Last year, processors paid $1.85 per pound when the season opened, said Zeke Grader, executive director for the Pacific Coast Federation of Fishermen Association. This year, the area’s largest processor, Pacific Choice, offered $1.65 per pound, and then after the first 10,000 pounds in a day, the price would drop to $1.15 per pound. Grader said that larger boats which come from Oregon, Washington, Alaska, and Canada are likely go over that 10,000-pound limit every day, driving the market price down by forcing smaller processors to drop their rates to compete with the $1.15 per pound.

Cincotta, however, said that when negotiations broke for the holidays, Pacific Choice was offering $1.25 per pound.
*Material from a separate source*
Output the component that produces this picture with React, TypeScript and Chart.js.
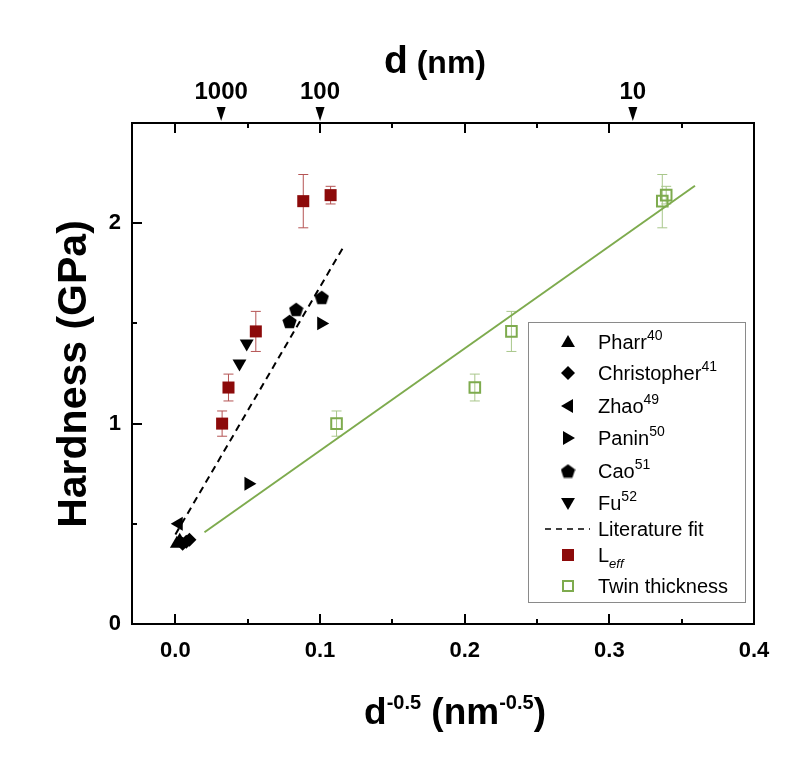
import { useEffect, useRef } from "react";
import { Chart, registerables } from "chart.js";

Chart.register(...registerables);

// Literature hardness data (x = d^-0.5 in nm^-0.5, y = hardness in GPa)
const pharrX = [0.001, 0.003];
const pharrY = [0.40, 0.415];
const christopherX = [0.005, 0.0075, 0.0097];
const christopherY = [0.40, 0.41, 0.42];
const zhaoX = [0.0023];
const zhaoY = [0.50];
const paninX = [0.0505, 0.1008];
const paninY = [0.70, 1.50];
const caoX = [0.0789, 0.0835, 0.1012];
const caoY = [1.51, 1.57, 1.63];
const fuX = [0.0443, 0.0493];
const fuY = [1.30, 1.40];
const litFitX = [0.0, 0.1165];
const litFitY = [0.447, 1.886];

// This work: hardness plotted against L_eff and against twin thickness
const leffX = [0.0323, 0.0367, 0.0556, 0.0884, 0.1073];
const twinX = [0.1114, 0.207, 0.2323, 0.3366, 0.3393];
const hardness = [1.0, 1.18, 1.46, 2.11, 2.14];
const hardnessErr = [0.063, 0.067, 0.1, 0.133, 0.044];
const twinFitX = [0.0201, 0.3592];
const twinFitY = [0.458, 2.187];

// Axes
const xTicks = [0, 0.1, 0.2, 0.3, 0.4];
const xMinorTicks = [0.05, 0.15, 0.25, 0.35];
const yTicks = [0, 1, 2];
const yMinorTicks = [0.5, 1.5];
const grainSizesNm = [1000, 100, 10];

const FONT = "'Liberation Sans', Arial, Helvetica, sans-serif";
const RED = "#8c0a0a";
const RED_ERR = "#b55454";
const GREEN = "#7eab4e";
const GREEN_ERR = "#a9c78b";

const pts = (xs: number[], ys: number[]) => xs.map((x, i) => ({ x, y: ys[i] }));

function makePentagon(size: number, color: string) {
  const c = document.createElement("canvas");
  c.width = size;
  c.height = size;
  const g = c.getContext("2d")!;
  const R = size / 2;
  const cy = R * 1.095;
  g.beginPath();
  for (let i = 0; i < 5; i++) {
    const a = -Math.PI / 2 + (i * 2 * Math.PI) / 5;
    const px = R + R * Math.cos(a);
    const py = cy + R * Math.sin(a);
    if (i === 0) g.moveTo(px, py);
    else g.lineTo(px, py);
  }
  g.closePath();
  g.fillStyle = color;
  g.fill();
  return c;
}

type Part = { t: string; size: number; dy?: number; italic?: boolean };

function drawRich(ctx: CanvasRenderingContext2D, parts: Part[], x: number, y: number, align: "left" | "center", bold = true) {
  const fontOf = (p: Part) => `${p.italic ? "italic " : ""}${bold ? "bold " : ""}${p.size}px ${FONT}`;
  let total = 0;
  parts.forEach((p) => {
    ctx.font = fontOf(p);
    total += ctx.measureText(p.t).width;
  });
  let cx = align === "center" ? x - total / 2 : x;
  ctx.textAlign = "left";
  ctx.textBaseline = "alphabetic";
  parts.forEach((p) => {
    ctx.font = fontOf(p);
    ctx.fillText(p.t, cx, y + (p.dy || 0));
    cx += ctx.measureText(p.t).width;
  });
}

function triPath(ctx: CanvasRenderingContext2D, x: number, y: number, r: number, rotDeg: number) {
  let rad = (rotDeg * Math.PI) / 180;
  ctx.beginPath();
  for (let i = 0; i < 3; i++) {
    const px = x + Math.sin(rad) * r;
    const py = y - Math.cos(rad) * r;
    if (i === 0) ctx.moveTo(px, py);
    else ctx.lineTo(px, py);
    rad += (2 * Math.PI) / 3;
  }
  ctx.closePath();
}

const errorBars = {
  id: "errorBars",
  beforeDatasetsDraw(chart: any) {
    const { ctx } = chart;
    const yScale = chart.scales.y;
    chart.data.datasets.forEach((ds: any, i: number) => {
      if (!ds.errors) return;
      const meta = chart.getDatasetMeta(i);
      ctx.save();
      ctx.strokeStyle = ds.errorColor;
      ctx.lineWidth = 1;
      meta.data.forEach((el: any, j: number) => {
        const v = ds.data[j].y;
        const top = yScale.getPixelForValue(v + ds.errors[j]);
        const bot = yScale.getPixelForValue(v - ds.errors[j]);
        ctx.beginPath();
        ctx.moveTo(el.x, top);
        ctx.lineTo(el.x, bot);
        ctx.moveTo(el.x - 5, top);
        ctx.lineTo(el.x + 5, top);
        ctx.moveTo(el.x - 5, bot);
        ctx.lineTo(el.x + 5, bot);
        ctx.stroke();
      });
      ctx.restore();
    });
  },
};

const frame = {
  id: "frame",
  afterDraw(chart: any) {
    const { ctx, chartArea: a, scales } = chart;
    const xs = scales.x;
    const x2 = scales.x2;
    const ys = scales.y;
    ctx.save();
    ctx.strokeStyle = "#000";
    ctx.lineWidth = 2;
    ctx.strokeRect(a.left, a.top, a.right - a.left, a.bottom - a.top);

    // inward ticks on bottom, top and left
    const tick = (v: number, len: number) => {
      const px = Math.round(xs.getPixelForValue(v));
      ctx.beginPath();
      ctx.moveTo(px, a.bottom);
      ctx.lineTo(px, a.bottom - len);
      ctx.moveTo(px, a.top);
      ctx.lineTo(px, a.top + len);
      ctx.stroke();
    };
    xTicks.forEach((v) => tick(v, 10));
    xMinorTicks.forEach((v) => tick(v, 5));
    const ytick = (v: number, len: number) => {
      const py = Math.round(ys.getPixelForValue(v));
      ctx.beginPath();
      ctx.moveTo(a.left, py);
      ctx.lineTo(a.left + len, py);
      ctx.stroke();
    };
    yTicks.forEach((v) => ytick(v, 10));
    yMinorTicks.forEach((v) => ytick(v, 5));

    // top axis: grain size d marked on the d^-0.5 scale
    ctx.fillStyle = "#000";
    grainSizesNm.forEach((d) => {
      const px = x2.getPixelForValue(Math.pow(d, -0.5));
      ctx.font = `bold 24px ${FONT}`;
      ctx.textAlign = "center";
      ctx.textBaseline = "alphabetic";
      ctx.fillText(String(d), px, 99);
      ctx.beginPath();
      ctx.moveTo(px - 4.5, 107);
      ctx.lineTo(px + 4.5, 107);
      ctx.lineTo(px, 121);
      ctx.closePath();
      ctx.fill();
    });

    // axis titles
    drawRich(ctx, [{ t: "d", size: 39 }, { t: " (nm)", size: 32 }], 435, 73, "center");
    drawRich(
      ctx,
      [
        { t: "d", size: 37 },
        { t: "-0.5", size: 20, dy: -15 },
        { t: " (nm", size: 37 },
        { t: "-0.5", size: 20, dy: -15 },
        { t: ")", size: 37 },
      ],
      455,
      724,
      "center"
    );
    ctx.save();
    ctx.translate(86, 374);
    ctx.rotate(-Math.PI / 2);
    drawRich(ctx, [{ t: "Hardness (GPa)", size: 41 }], 0, 0, "center");
    ctx.restore();
    ctx.restore();
  },
};

function makeLegend(pentagon: HTMLCanvasElement) {
  return {
    id: "richLegend",
    afterDraw(chart: any) {
      const { ctx } = chart;
      ctx.save();
      ctx.fillStyle = "#fff";
      ctx.fillRect(528, 322, 218, 280);
      ctx.strokeStyle = "#8a8a8a";
      ctx.lineWidth = 1;
      ctx.strokeRect(528.5, 322.5, 217, 280);
      const sx = 568;
      const tx = 598;
      const rows: { y: number; draw: () => void; label: Part[] }[] = [
        { y: 342, draw: () => { triPath(ctx, sx, 343, 8, 0); ctx.fillStyle = "#000"; ctx.fill(); }, label: [{ t: "Pharr", size: 20 }, { t: "40", size: 14, dy: -9 }] },
        { y: 373, draw: () => { ctx.beginPath(); ctx.moveTo(sx, 366); ctx.lineTo(sx + 7, 373); ctx.lineTo(sx, 380); ctx.lineTo(sx - 7, 373); ctx.closePath(); ctx.fillStyle = "#000"; ctx.fill(); }, label: [{ t: "Christopher", size: 20 }, { t: "41", size: 14, dy: -9 }] },
        { y: 406, draw: () => { triPath(ctx, sx + 1, 406, 8, -90); ctx.fillStyle = "#000"; ctx.fill(); }, label: [{ t: "Zhao", size: 20 }, { t: "49", size: 14, dy: -9 }] },
        { y: 438, draw: () => { triPath(ctx, sx - 1, 438, 8, 90); ctx.fillStyle = "#000"; ctx.fill(); }, label: [{ t: "Panin", size: 20 }, { t: "50", size: 14, dy: -9 }] },
        { y: 471, draw: () => { ctx.drawImage(pentagon, sx - pentagon.width / 2, 471 - pentagon.height / 2); }, label: [{ t: "Cao", size: 20 }, { t: "51", size: 14, dy: -9 }] },
        { y: 503, draw: () => { triPath(ctx, sx, 502, 8, 180); ctx.fillStyle = "#000"; ctx.fill(); }, label: [{ t: "Fu", size: 20 }, { t: "52", size: 14, dy: -9 }] },
        { y: 529, draw: () => { ctx.strokeStyle = "#000"; ctx.lineWidth = 1.5; ctx.setLineDash([6, 5]); ctx.beginPath(); ctx.moveTo(545, 529); ctx.lineTo(590, 529); ctx.stroke(); ctx.setLineDash([]); }, label: [{ t: "Literature fit", size: 20 }] },
        { y: 555, draw: () => { ctx.fillStyle = RED; ctx.fillRect(sx - 6, 549, 12, 12); }, label: [{ t: "L", size: 20 }, { t: "eff", size: 13, dy: 6, italic: true }] },
        { y: 586, draw: () => { ctx.strokeStyle = GREEN; ctx.lineWidth = 2; ctx.strokeRect(sx - 5, 581, 10, 10); }, label: [{ t: "Twin thickness", size: 20 }] },
      ];
      rows.forEach((r) => {
        ctx.save();
        r.draw();
        ctx.restore();
        ctx.fillStyle = "#000";
        drawRich(ctx, r.label, tx, r.y + 7, "left", false);
      });
      ctx.restore();
    },
  };
}

export default function App() {
  const ref = useRef<HTMLCanvasElement | null>(null);

  useEffect(() => {
    if (!ref.current) return;
    const pentagon = makePentagon(15, "#000");
    const black = "#000";
    const chart = new Chart(ref.current, {
      type: "scatter",
      data: {
        datasets: [
          { label: "Pharr", data: pts(pharrX, pharrY), pointStyle: "triangle", pointRadius: 8, backgroundColor: black, borderWidth: 0 },
          { label: "Christopher", data: pts(christopherX, christopherY), pointStyle: "rectRot", pointRadius: 7, backgroundColor: black, borderWidth: 0 },
          { label: "Zhao", data: pts(zhaoX, zhaoY), pointStyle: "triangle", rotation: -90, pointRadius: 8, backgroundColor: black, borderWidth: 0 },
          { label: "Panin", data: pts(paninX, paninY), pointStyle: "triangle", rotation: 90, pointRadius: 8, backgroundColor: black, borderWidth: 0 },
          { label: "Cao", data: pts(caoX, caoY), pointStyle: pentagon, pointRadius: 7, backgroundColor: black, borderWidth: 0 },
          { label: "Fu", data: pts(fuX, fuY), pointStyle: "triangle", rotation: 180, pointRadius: 8, backgroundColor: black, borderWidth: 0 },
          { label: "Literature fit", data: pts(litFitX, litFitY), showLine: true, pointRadius: 0, borderColor: black, borderWidth: 2, borderDash: [7, 5], fill: false },
          { label: "Leff", data: pts(leffX, hardness), pointStyle: "rect", pointRadius: 8.5, backgroundColor: RED, borderWidth: 0, errors: hardnessErr, errorColor: RED_ERR } as any,
          { label: "Twin thickness", data: pts(twinX, hardness), pointStyle: "rect", pointRadius: 7.5, backgroundColor: "rgba(255,255,255,0)", borderColor: GREEN, borderWidth: 2, errors: hardnessErr, errorColor: GREEN_ERR } as any,
          { label: "Twin fit", data: pts(twinFitX, twinFitY), showLine: true, pointRadius: 0, borderColor: GREEN, borderWidth: 2, fill: false },
        ],
      },
      options: {
        animation: false,
        responsive: false,
        devicePixelRatio: 1,
        layout: { padding: { left: 0, top: 0, right: 45, bottom: 0 } },
        plugins: { legend: { display: false }, tooltip: { enabled: false } },
        scales: {
          x: {
            type: "linear",
            position: "bottom",
            min: -0.03,
            max: 0.4,
            grid: { display: false, drawTicks: false },
            border: { display: false },
            afterBuildTicks: (s: any) => { s.ticks = xTicks.map((v) => ({ value: v })); },
            afterFit: (s: any) => { s.height = 139; },
            ticks: {
              color: "#000",
              padding: 14,
              autoSkip: false,
              maxRotation: 0,
              font: { family: FONT, size: 22, weight: "bold" },
              callback: (v: any) => Number(v).toFixed(1),
            },
          },
          x2: {
            type: "linear",
            position: "top",
            min: -0.03,
            max: 0.4,
            grid: { display: false, drawTicks: false },
            border: { display: false },
            ticks: { display: false },
            afterFit: (s: any) => { s.height = 123; },
          },
          y: {
            type: "linear",
            position: "left",
            min: 0,
            max: 2.5,
            grid: { display: false, drawTicks: false },
            border: { display: false },
            afterBuildTicks: (s: any) => { s.ticks = yTicks.map((v) => ({ value: v })); },
            afterFit: (s: any) => { s.width = 132; },
            ticks: {
              color: "#000",
              padding: 11,
              font: { family: FONT, size: 22, weight: "bold" },
              callback: (v: any) => String(v),
            },
          },
        },
      } as any,
      plugins: [errorBars, frame, makeLegend(pentagon)],
    });
    return () => chart.destroy();
  }, []);

  return (
    <div style={{ position: "absolute", left: 0, top: 0, width: 799, height: 763, background: "#fff" }}>
      <canvas ref={ref} width={799} height={763} style={{ display: "block" }} />
    </div>
  );
}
But when the season north of Bodega Bay opens on Dec. 1, he said, crab prices are likely to go down.

Half-Moon Bay deputy harbormaster Mike Bushnell said that he had heard rumors of fishermen crabbing out of Half-Moon Bay. Mike Lucas, owner of the processor North Coast Fisheries, also heard that three boats were fishing out of Half-Moon Bay. Bolinas fisherman Josh Churchman, along with Don Murch, also said some fishermen were breaking the strike.

Strike-breakers

"I’m the guy out there fishing," said John Dooley, who owns one of the largest fishing boats in San Francisco. "I am getting $1.75 a pound for my crab. I am an individual businessman. I do my own negotiating. And when I get my price, I go fishing."

Dooley said that the striking associations don’t like northern boats from Crescent City, Eureka and Fort Bragg coming down and fishing in their water and that they planted false rumors that the crab quality was down. "They think that it is their crab, but the boats from the north have California fishing licenses," said Dooley.

The strikers, said Dooley, "are going to starve the small processors out of business, and then only the big processors will survive and then they will have all the power."

"They tried to prevent me from fishing in 2001, and they cut my pots, all 600 of them," said Dooley. "But I sued their ass and spanked them."